Line a baking tray with foil. Place the pomegranate glazed pork steak in the centre, topped with any spare sauce from the packet. IMPORTANT: Remember to wash your hands and equipment after handling raw meat. Grill on the top shelf for 6 mins on each side. Remove from the grill and leave to rest, covered with foil. iIMPORTANT: The pork is cooked when it is no longer pink in the middle.


Meanwhile, roughly chop the parsley (stalks and all), zest the lemon and cut into wedges. Trim the carrot then peel into ribbons. Repeat with the courgette to make more ribbons.


Pop half the dukkah and the olive oil (see ingredients for amount) into a small bowl and add a pinch of salt and pepper. Mix well to combine, this is your dressing. Put the carrot and courgette ribbons into a mixing bowl.

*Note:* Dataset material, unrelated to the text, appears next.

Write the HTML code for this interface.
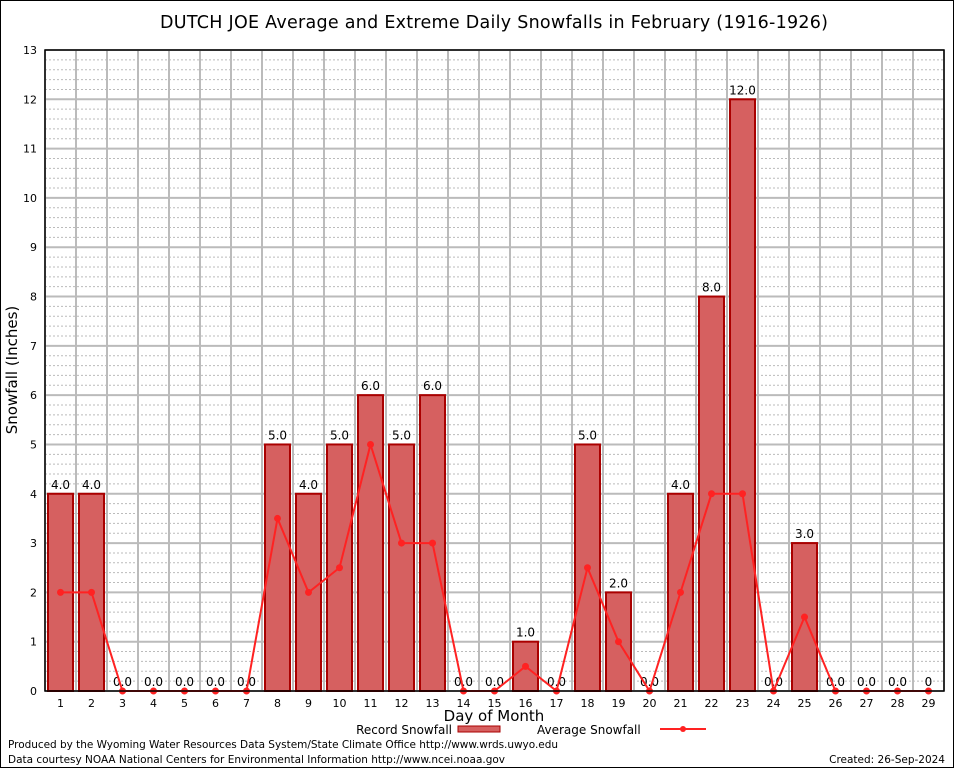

Add the remaining dukkah, half the lemon juice, half the parsley, a drizzle of oil and a pinch of salt and pepper. Mix well to combine.


Once the couscous is ready, fluff it up with a fork then add the remaining parsley, the lemon zest and a pinch of salt and pepper. Mix to combine then divide between plates. Slice the pork into five pieces then place on top of the couscous. Pour any grill pan juices on top of the pork.


a) Add the ribbon salad on the side, and drizzle the dressing all over the plates. b) Pop a lemon wedge on the edge. Enjoy!